Times were hard for tobacco farmers in the late 19th Century. Crop prices were falling, partly due to deflation and partly due to the rise of dominant railroad and tobacco manufacturing monopolies. A growing preference for cigarettes over chewing tobacco had rapidly destroyed most of the small plug manufacturers. Then, in 1890 James Duke, who already controlled over half of the cigarette market, bought out most of his remaining competitors and consolidated them into a single entity—the American Tobacco Company—giving him control of over 90% of the market—a virtual monopoly, which allowed him to dictate prices to both farmers and consumers. Meanwhile, elsewhere in the country, cotton and grain farmers in the South and Midwest were being squeezed by the same kind of monetary and monopolistic pressures.Farmers cried foul and gathered into an opposition movement. Across the country they organized into “Farmer’s Alliances,” demanding an increased money supply, lower interest rates, and regulation of the monopolies, known at the time as “trusts.” Just as they were doing all across the South and Midwest, in August 1890, Farmers Alliance delegates from across Virginia gathered at a convention in Lynchburg, where they adopted a lofty “Declaration of Principles,” one of which called for “the destruction of all trusts and the withdrawal of all favors in the shape of subsidies and bounties.” Meanwhile, the Alliances were creating their own newspapers, magazines, and co-operative warehouses.

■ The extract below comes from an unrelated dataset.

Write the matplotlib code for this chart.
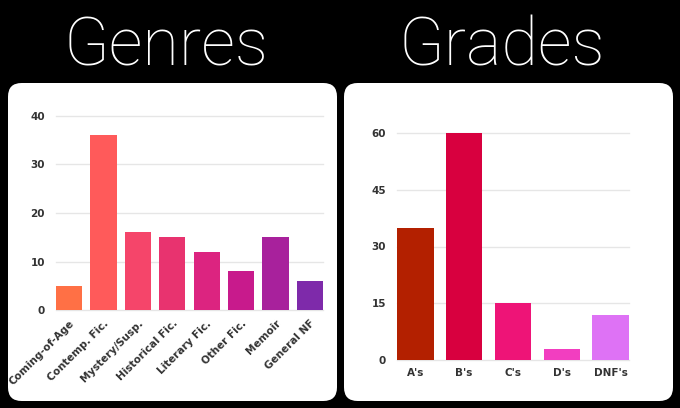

By 1891, however, the Alliance movement was dying out, as the failure to break into the political mainstream had caused enthusiasm to wane and falling commodity prices had made it increasingly difficult for farmers to pay for their subscriptions to the cooperatives, and the farmer-owned warehouses began to close.
But farmers weren’t ready to give up their fight and many channeled the energy of the Alliances into the creation of a new political party—the People’s Party—which emerged dramatically onto the national scene in the election of 1892, a story for another day.
The image is a People’s Party cartoon from 1892, depicting Farmers Alliances from across the country uniting and tossing “old grudges,” “sectional strife” and “hate” into the “Bloody Chasm.”